» BRIEF
Leave out all pictures and give back precisely the lines from the line with "Reproduce this diagram with TikZ." to the line with "-- (#1.south east)", including those two lines.

## BEGIN GIVEN INFORMATION

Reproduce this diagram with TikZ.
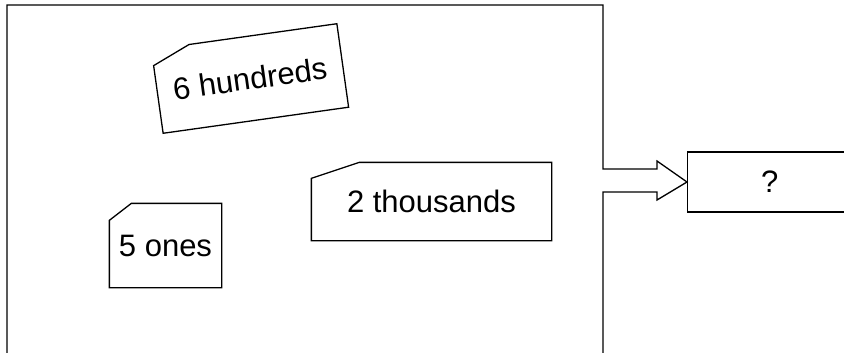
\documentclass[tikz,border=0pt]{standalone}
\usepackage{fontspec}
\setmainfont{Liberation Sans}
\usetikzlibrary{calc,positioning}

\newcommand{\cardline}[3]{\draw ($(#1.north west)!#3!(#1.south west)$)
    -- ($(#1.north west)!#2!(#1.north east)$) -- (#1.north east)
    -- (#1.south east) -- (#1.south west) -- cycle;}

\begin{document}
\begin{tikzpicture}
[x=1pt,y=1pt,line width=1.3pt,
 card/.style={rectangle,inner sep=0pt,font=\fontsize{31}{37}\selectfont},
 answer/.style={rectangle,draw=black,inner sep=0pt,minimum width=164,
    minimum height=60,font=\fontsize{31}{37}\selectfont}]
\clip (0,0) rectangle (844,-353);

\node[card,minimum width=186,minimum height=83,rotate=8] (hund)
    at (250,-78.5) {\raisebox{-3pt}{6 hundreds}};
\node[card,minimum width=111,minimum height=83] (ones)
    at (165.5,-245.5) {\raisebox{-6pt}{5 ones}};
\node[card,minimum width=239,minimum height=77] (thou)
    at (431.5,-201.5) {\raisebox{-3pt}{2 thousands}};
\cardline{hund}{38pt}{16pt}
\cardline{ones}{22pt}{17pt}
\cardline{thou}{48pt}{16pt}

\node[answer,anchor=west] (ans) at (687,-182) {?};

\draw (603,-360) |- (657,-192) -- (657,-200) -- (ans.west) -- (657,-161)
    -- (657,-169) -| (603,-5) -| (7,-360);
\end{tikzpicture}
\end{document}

## END GIVEN INFORMATION
## BEGIN GIVEN INFORMATION

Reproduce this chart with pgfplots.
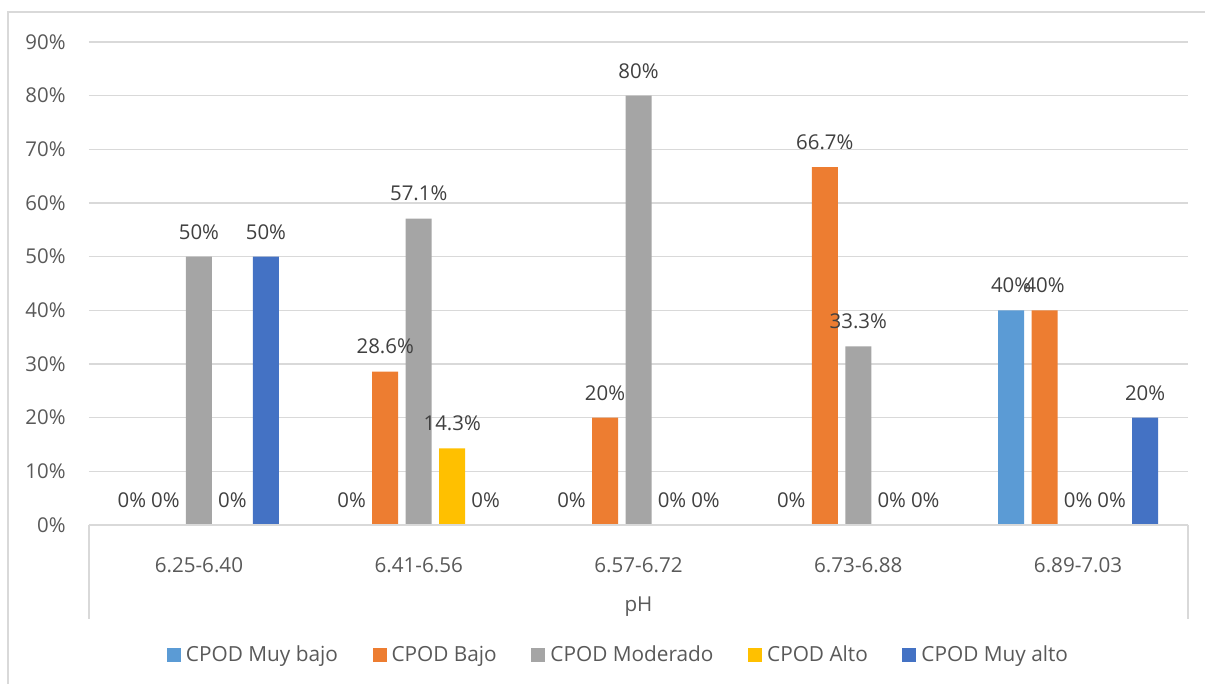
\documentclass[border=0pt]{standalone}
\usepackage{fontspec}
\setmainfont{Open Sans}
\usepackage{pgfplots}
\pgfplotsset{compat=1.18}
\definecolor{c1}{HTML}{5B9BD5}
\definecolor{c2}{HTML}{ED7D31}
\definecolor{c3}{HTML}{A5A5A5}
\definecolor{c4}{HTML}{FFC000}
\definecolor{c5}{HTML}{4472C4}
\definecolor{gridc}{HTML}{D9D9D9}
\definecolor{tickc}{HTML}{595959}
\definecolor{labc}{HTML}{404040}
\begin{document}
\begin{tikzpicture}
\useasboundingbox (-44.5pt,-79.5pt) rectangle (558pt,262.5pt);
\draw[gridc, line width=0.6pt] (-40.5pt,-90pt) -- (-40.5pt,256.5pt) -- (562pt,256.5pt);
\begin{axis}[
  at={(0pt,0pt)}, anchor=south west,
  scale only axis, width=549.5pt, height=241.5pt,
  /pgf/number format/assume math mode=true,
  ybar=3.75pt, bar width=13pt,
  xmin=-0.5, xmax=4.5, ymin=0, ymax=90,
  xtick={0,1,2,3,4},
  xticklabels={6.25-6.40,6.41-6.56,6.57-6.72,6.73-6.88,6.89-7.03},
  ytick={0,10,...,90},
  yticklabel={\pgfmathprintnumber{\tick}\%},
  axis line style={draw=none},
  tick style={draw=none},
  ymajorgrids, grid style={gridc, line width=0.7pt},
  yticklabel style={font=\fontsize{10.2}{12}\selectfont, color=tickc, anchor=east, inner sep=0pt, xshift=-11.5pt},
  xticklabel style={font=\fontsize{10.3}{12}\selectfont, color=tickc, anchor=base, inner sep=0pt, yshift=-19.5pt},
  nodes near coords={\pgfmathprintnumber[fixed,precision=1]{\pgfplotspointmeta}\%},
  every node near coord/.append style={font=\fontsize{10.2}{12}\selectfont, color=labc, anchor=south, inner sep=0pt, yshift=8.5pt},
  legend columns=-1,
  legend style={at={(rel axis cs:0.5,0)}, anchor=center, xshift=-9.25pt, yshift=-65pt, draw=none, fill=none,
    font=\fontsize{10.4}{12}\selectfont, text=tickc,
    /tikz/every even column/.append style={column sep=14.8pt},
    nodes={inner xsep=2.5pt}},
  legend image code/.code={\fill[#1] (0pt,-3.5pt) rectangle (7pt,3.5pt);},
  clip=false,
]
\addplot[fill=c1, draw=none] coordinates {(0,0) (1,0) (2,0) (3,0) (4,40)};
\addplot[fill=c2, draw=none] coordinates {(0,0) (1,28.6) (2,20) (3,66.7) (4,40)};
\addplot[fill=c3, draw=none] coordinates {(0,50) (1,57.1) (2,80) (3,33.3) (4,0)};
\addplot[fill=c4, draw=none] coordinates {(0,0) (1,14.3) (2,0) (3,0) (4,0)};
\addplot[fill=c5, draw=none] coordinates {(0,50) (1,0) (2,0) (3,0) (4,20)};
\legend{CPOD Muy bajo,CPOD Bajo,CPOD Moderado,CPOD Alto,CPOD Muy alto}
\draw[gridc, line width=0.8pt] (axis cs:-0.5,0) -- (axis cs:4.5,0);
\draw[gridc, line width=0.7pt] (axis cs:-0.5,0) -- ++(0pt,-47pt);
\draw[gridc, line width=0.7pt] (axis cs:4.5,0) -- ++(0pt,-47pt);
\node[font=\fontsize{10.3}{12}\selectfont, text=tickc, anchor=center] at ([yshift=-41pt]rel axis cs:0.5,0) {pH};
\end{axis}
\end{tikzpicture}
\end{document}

## END GIVEN INFORMATION
## BEGIN GIVEN INFORMATION

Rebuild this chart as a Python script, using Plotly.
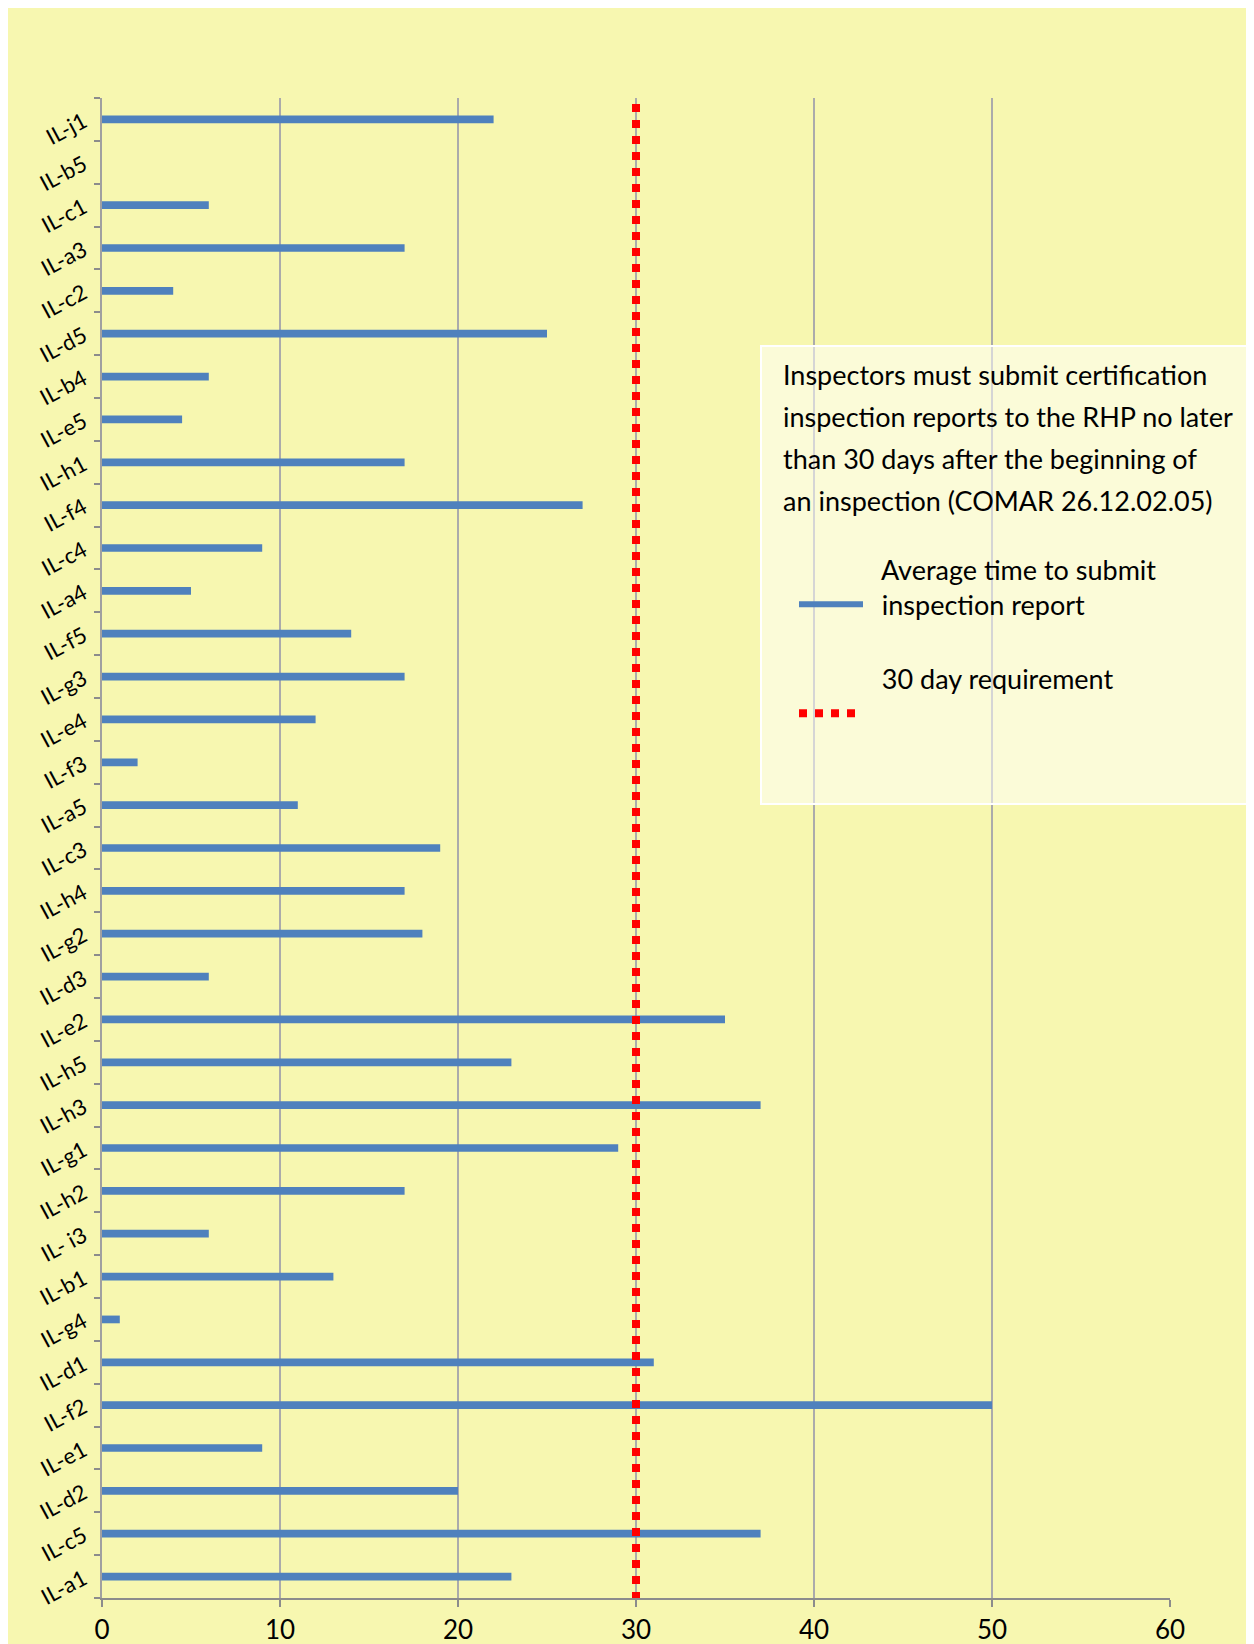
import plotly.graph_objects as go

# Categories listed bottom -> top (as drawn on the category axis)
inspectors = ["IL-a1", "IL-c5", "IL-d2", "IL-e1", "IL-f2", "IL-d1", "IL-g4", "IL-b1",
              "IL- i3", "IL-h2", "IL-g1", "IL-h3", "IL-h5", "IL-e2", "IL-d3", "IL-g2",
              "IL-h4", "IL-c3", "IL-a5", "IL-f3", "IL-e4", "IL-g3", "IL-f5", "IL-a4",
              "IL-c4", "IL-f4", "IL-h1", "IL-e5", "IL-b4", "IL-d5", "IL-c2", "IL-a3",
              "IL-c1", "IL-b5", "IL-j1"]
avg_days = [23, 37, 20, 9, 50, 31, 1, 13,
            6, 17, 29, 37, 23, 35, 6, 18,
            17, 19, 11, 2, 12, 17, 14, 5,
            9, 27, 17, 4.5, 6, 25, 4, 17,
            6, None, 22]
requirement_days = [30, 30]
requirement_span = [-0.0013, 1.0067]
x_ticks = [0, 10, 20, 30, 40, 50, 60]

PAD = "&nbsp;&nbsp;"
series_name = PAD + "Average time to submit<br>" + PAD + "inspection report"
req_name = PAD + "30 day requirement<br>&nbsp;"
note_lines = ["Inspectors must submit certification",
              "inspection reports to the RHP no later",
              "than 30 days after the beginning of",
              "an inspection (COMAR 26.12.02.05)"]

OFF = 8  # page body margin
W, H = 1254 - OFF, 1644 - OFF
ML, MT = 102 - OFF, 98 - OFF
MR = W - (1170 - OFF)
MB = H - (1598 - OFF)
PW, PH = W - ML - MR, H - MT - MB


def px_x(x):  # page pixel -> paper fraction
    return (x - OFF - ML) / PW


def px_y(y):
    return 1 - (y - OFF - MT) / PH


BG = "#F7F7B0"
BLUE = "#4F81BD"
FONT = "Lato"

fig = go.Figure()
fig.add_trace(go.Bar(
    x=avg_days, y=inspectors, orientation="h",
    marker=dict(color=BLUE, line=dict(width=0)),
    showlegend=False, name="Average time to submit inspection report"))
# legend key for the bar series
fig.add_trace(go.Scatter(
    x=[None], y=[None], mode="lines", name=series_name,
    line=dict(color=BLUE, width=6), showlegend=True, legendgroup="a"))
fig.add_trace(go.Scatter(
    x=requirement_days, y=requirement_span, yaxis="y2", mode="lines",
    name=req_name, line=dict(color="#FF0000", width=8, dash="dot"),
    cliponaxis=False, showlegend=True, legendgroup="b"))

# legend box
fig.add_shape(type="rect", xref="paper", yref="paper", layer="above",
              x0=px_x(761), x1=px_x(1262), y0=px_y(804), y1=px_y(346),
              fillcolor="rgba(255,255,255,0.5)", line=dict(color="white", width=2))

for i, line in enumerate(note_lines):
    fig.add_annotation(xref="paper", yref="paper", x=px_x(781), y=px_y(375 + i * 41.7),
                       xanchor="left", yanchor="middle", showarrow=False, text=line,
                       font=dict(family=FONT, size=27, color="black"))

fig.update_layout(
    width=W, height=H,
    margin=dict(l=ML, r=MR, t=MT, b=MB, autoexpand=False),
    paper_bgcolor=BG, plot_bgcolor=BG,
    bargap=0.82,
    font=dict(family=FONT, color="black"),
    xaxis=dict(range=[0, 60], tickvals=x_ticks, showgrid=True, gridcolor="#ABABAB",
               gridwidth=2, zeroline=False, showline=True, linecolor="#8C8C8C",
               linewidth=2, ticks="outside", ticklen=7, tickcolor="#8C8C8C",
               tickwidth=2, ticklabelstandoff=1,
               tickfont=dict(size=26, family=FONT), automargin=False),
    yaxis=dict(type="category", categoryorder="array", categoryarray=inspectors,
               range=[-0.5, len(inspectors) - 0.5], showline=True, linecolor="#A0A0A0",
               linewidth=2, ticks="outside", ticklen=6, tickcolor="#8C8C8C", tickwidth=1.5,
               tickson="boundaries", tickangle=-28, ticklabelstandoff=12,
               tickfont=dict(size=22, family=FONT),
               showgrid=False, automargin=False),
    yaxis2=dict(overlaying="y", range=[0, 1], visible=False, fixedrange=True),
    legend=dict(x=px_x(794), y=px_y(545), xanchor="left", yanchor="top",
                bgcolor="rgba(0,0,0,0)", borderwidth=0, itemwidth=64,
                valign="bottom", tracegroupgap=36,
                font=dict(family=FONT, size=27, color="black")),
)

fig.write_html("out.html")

## END GIVEN INFORMATION

» RESULT FOR THIS EXERCISE
Reproduce this diagram with TikZ.
\documentclass[tikz,border=0pt]{standalone}
\usepackage{fontspec}
\setmainfont{Liberation Sans}
\usetikzlibrary{calc,positioning}

\newcommand{\cardline}[3]{\draw ($(#1.north west)!#3!(#1.south west)$)
    -- ($(#1.north west)!#2!(#1.north east)$) -- (#1.north east)
    -- (#1.south east) -- (#1.south west) -- cycle;}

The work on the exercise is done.